O indivíduo passa a corresponder ao seu poder de trabalho e á sua capacidade de desempenhar tarefas. Desenvolve-se um ambiente no qual predominam a competição e o isolamento, e em que as informações adquiridas não devem ser compartilhadas, já que as conquistas são, necessariamente, pessoais. A reprodução de técnicas, ideologias e desejos comercializáveis toma o lugar da produção de ações com vistas ao atendimento de interesses sociais mais amplos. Destaca-se no homem aquilo que é típico da máquina: a reprodução e, não paradoxalmente, suprimem-se seus impulsos de produtor (MATIAS, 2010, p. 75)

Aparentemente, numa sociedade das urgências, contar histórias parece perder sua valorização, diante da dificuldade que os indivíduos têm de desprender sua atenção para ouvir outra pessoa. Todavia, mesmo nesse cenário de produção desenfreada, contar histórias adquire na contemporaneidade atenção e olhares de variados públicos que compreendem as dimensões potentes dessa prática que estão para além de entreter ou introduzir um conteúdo escolar.

A contação de histórias, através da narrativa oral, se faz presente e resiste na contemporaneidade.

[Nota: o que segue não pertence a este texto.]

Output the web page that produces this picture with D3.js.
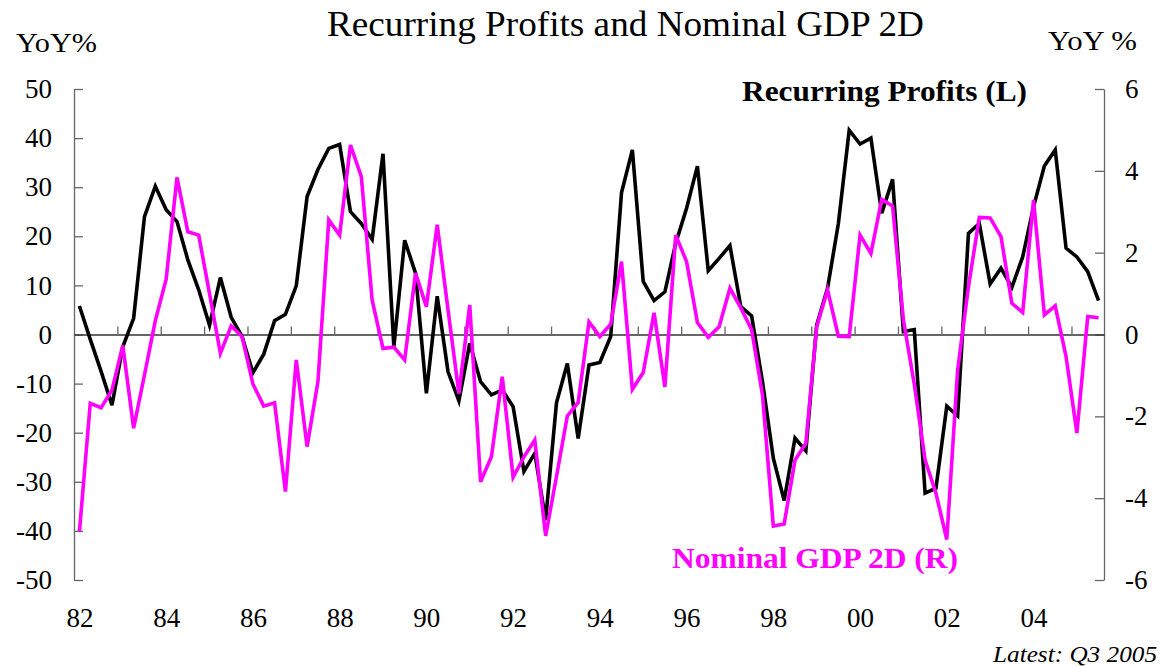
<!DOCTYPE html>
<html>
<head>
<meta charset="utf-8">
<script src="https://cdn.jsdelivr.net/npm/d3@7"></script>
<style>
  body { margin: 0; background: #fff; }
  svg { display: block; font-family: "Times New Roman", "Liberation Serif", serif; }
</style>
</head>
<body>
<div id="chart"></div>
<script>

// Quarterly data, 1982 Q1 .. 2005 Q3
const years = [1982, 1983, 1984, 1985, 1986, 1987, 1988, 1989, 1990, 1991, 1992, 1993,
  1994, 1995, 1996, 1997, 1998, 1999, 2000, 2001, 2002, 2003, 2004, 2005];
const quarters = years.flatMap(y => ["Q1", "Q2", "Q3", "Q4"].map(q => y + q)).slice(0, 95);

// Recurring profits, YoY % (left axis)
const profits = [
  5.8, -1.0, -7.5, -14.4, -2.5, 3.3, 24.0, 30.2, 25.4, 23.0, 15.2, 9.1,
  1.9, 11.6, 3.5, -0.4, -7.8, -4.0, 2.8, 4.1, 9.9, 28.1, 33.6, 37.9,
  38.7, 25.0, 22.6, 19.4, 36.8, -2.5, 19.2, 12.5, -12.0, 7.8, -7.6, -13.5,
  -1.8, -9.6, -12.3, -11.3, -14.7, -27.9, -24.2, -37.8, -13.9, -5.9, -21.2, -6.2,
  -5.7, -0.4, 28.9, 37.6, 10.8, 6.9, 8.7, 18.6, 25.7, 34.3, 13.0, 15.5,
  18.1, 5.7, 3.8, -9.6, -25.2, -33.8, -21.1, -23.7, 1.9, 9.4, 22.6, 41.6,
  38.8, 40.0, 24.7, 31.6, 0.6, 1.0, -32.3, -31.3, -14.6, -16.6, 20.6, 22.6,
  10.3, 13.5, 9.6, 15.8, 26.0, 34.3, 37.6, 17.6, 15.8, 12.8, 6.9
];

// Nominal GDP 2D, YoY % (right axis)
const gdp = [
  -4.82, -1.68, -1.79, -1.36, -0.27, -2.29, -0.99, 0.34, 1.35, 3.84, 2.51, 2.43,
  1.00, -0.46, 0.21, -0.05, -1.21, -1.75, -1.67, -3.84, -0.62, -2.74, -1.15, 2.80,
  2.43, 4.63, 3.86, 0.84, -0.34, -0.31, -0.62, 1.50, 0.68, 2.68, 0.60, -1.44,
  0.72, -3.60, -2.99, -1.03, -3.49, -2.99, -2.58, -4.92, -3.47, -1.99, -1.66, 0.31,
  -0.05, 0.25, 1.78, -1.34, -0.93, 0.53, -1.28, 2.43, 1.78, 0.29, -0.07, 0.19,
  1.13, 0.65, 0.12, -1.48, -4.68, -4.63, -3.07, -2.66, 0.19, 1.09, -0.04, -0.05,
  2.43, 1.98, 3.30, 3.14, 0.35, -1.21, -3.07, -3.88, -5.01, -0.87, 1.17, 2.86,
  2.85, 2.39, 0.76, 0.54, 3.29, 0.48, 0.70, -0.54, -2.41, 0.44, 0.41
];

const xLabels = ["82", "84", "86", "88", "90", "92", "94", "96", "98", "00", "02", "04"];
const leftTicks = [-50, -40, -30, -20, -10, 0, 10, 20, 30, 40, 50];
const rightTicks = [-6, -4, -2, 0, 2, 4, 6];


const WIDTH = 1162, HEIGHT = 666;
const PLOT_LEFT = 74, PLOT_RIGHT = 1104, PLOT_TOP = 89, PLOT_BOTTOM = 580;
const AXIS_COLOR = "#666";
const SERIF = "\"Times New Roman\", \"Liberation Serif\", serif";

let svg = d3.select("#chart").append("svg")
    .attr("width", WIDTH)
    .attr("height", HEIGHT);

// categories sit in the middle of equal slots, like a spreadsheet line chart
let x = d3.scaleLinear()
    .domain([-0.5, quarters.length - 0.5])
    .range([PLOT_LEFT, PLOT_RIGHT]);

let yLeft = d3.scaleLinear().domain([-50, 50]).range([PLOT_BOTTOM, PLOT_TOP]);
let yRight = d3.scaleLinear().domain([-6, 6]).range([PLOT_BOTTOM, PLOT_TOP]);

// plain hyphen for negatives, as in the original
let plain = d => String(d);


// Axes:
let leftAxis = svg.append("g")
    .attr("transform", "translate(" + PLOT_LEFT + ",0)")
    .call(d3.axisLeft(yLeft)
        .tickValues(leftTicks)
        .tickSizeInner(-9)
        .tickSizeOuter(0)
        .tickPadding(22)
        .tickFormat(plain));

let rightAxis = svg.append("g")
    .attr("transform", "translate(" + PLOT_RIGHT + ",0)")
    .call(d3.axisRight(yRight)
        .tickValues(rightTicks)
        .tickSizeInner(-9)
        .tickSizeOuter(0)
        .tickPadding(21)
        .tickFormat(plain));

// year boundaries, ticks pointing up from the zero line
let boundaries = quarters.map((q, i) => i)
    .filter(i => i > 0 && i % 4 === 0)
    .map(i => i - 0.5);

let zeroAxis = svg.append("g")
    .attr("transform", "translate(0," + yLeft(0) + ")")
    .call(d3.axisTop(x)
        .tickValues(boundaries)
        .tickSize(8)
        .tickSizeOuter(0)
        .tickFormat(""));

let labelAxis = svg.append("g")
    .attr("transform", "translate(0," + PLOT_BOTTOM + ")")
    .call(d3.axisBottom(x)
        .tickValues(xLabels.map((l, k) => k * 8))
        .tickSize(0)
        .tickPadding(28)
        .tickFormat((d, k) => xLabels[k]));
labelAxis.select(".domain").remove();

[leftAxis, rightAxis, zeroAxis, labelAxis].forEach(a =>
{
  a.attr("font-family", SERIF);
  a.selectAll(".domain, line").attr("stroke", AXIS_COLOR).attr("stroke-width", 1.3);
  a.selectAll("text")
      .attr("fill", "#000")
      .style("font-family", SERIF)
      .style("font-size", "27px");
});
zeroAxis.select(".domain").attr("stroke", "#333");


// Lines:
let lineLeft = d3.line()
    .x((d, i) => x(i))
    .y(d => yLeft(d));

let lineRight = d3.line()
    .x((d, i) => x(i))
    .y(d => yRight(d));

svg.append("path")
    .datum(profits)
    .attr("d", lineLeft)
    .attr("fill", "none")
    .attr("stroke", "#000")
    .attr("stroke-width", 3.6)
    .attr("stroke-linejoin", "miter");

svg.append("path")
    .datum(gdp)
    .attr("d", lineRight)
    .attr("fill", "none")
    .attr("stroke", "#ff00ff")
    .attr("stroke-width", 3.6)
    .attr("stroke-linejoin", "miter");


// Texts (the original face runs a little wider, so widths are pinned):
function label(txt, px, py, size, len)
{
  let t = svg.append("text")
      .attr("x", px)
      .attr("y", py)
      .style("font-size", size + "px")
      .text(txt);
  if (len)
  {
    t.attr("textLength", len).attr("lengthAdjust", "spacingAndGlyphs");
  }
  return t;
}

label("Recurring Profits and Nominal GDP 2D", 327, 36, 36, 597);
label("YoY%", 16, 52, 28, 81);
label("YoY %", 1048, 50, 28, 89);

label("Recurring Profits (L)", 742, 101, 29, 285)
    .attr("font-weight", "bold");

label("Nominal GDP 2D (R)", 672, 568, 29, 286)
    .attr("font-weight", "bold")
    .attr("fill", "#ff00ff");

label("Latest: Q3 2005", 993, 662, 23, 164)
    .attr("font-style", "italic");

</script>
</body>
</html>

Todavia, devemos considerar que os locais e a forma de contar histórias tem modificado, alcançando espaços diversificados, através de recursos tecnológicos e de grande abrangência. Conforme nos afirma Costa (2015, p. 38),

A tradição se faz presente nessas referências ao passado, ao já dito, ao ”quem me contou foi...”.

Mas o contemporâneo está tão vivo e interfere de tal modo no processo de criação e vitalidade do texto que não pode ser ignorado. A arte de narrar é contemporânea e viva. As formas mudam, mas o homem ainda preza no seu dia-a-dia uma boa história. É aí que ele se reconhece.

Tal configuração requer mudanças e novas perspectivas que remodelam a postura do contador (a) de histórias. A tradição se intercruza com a contemporaneidade e agrega elementos e interferem na constituição do sujeito contador (a). Santos (2018, p. 114), apresenta quem é o contador de histórias contemporâneo da seguinte forma:

O contador de histórias contemporâneo é aquele que, não possuindo relações com a tradição, constitui seu repertório e sua prática, através de aparelhos ou instrumentalidades contemporâneas, como oficinas de formação e livros, em integração com outras linguagens artísticas, como a do teatro e da própria literatura.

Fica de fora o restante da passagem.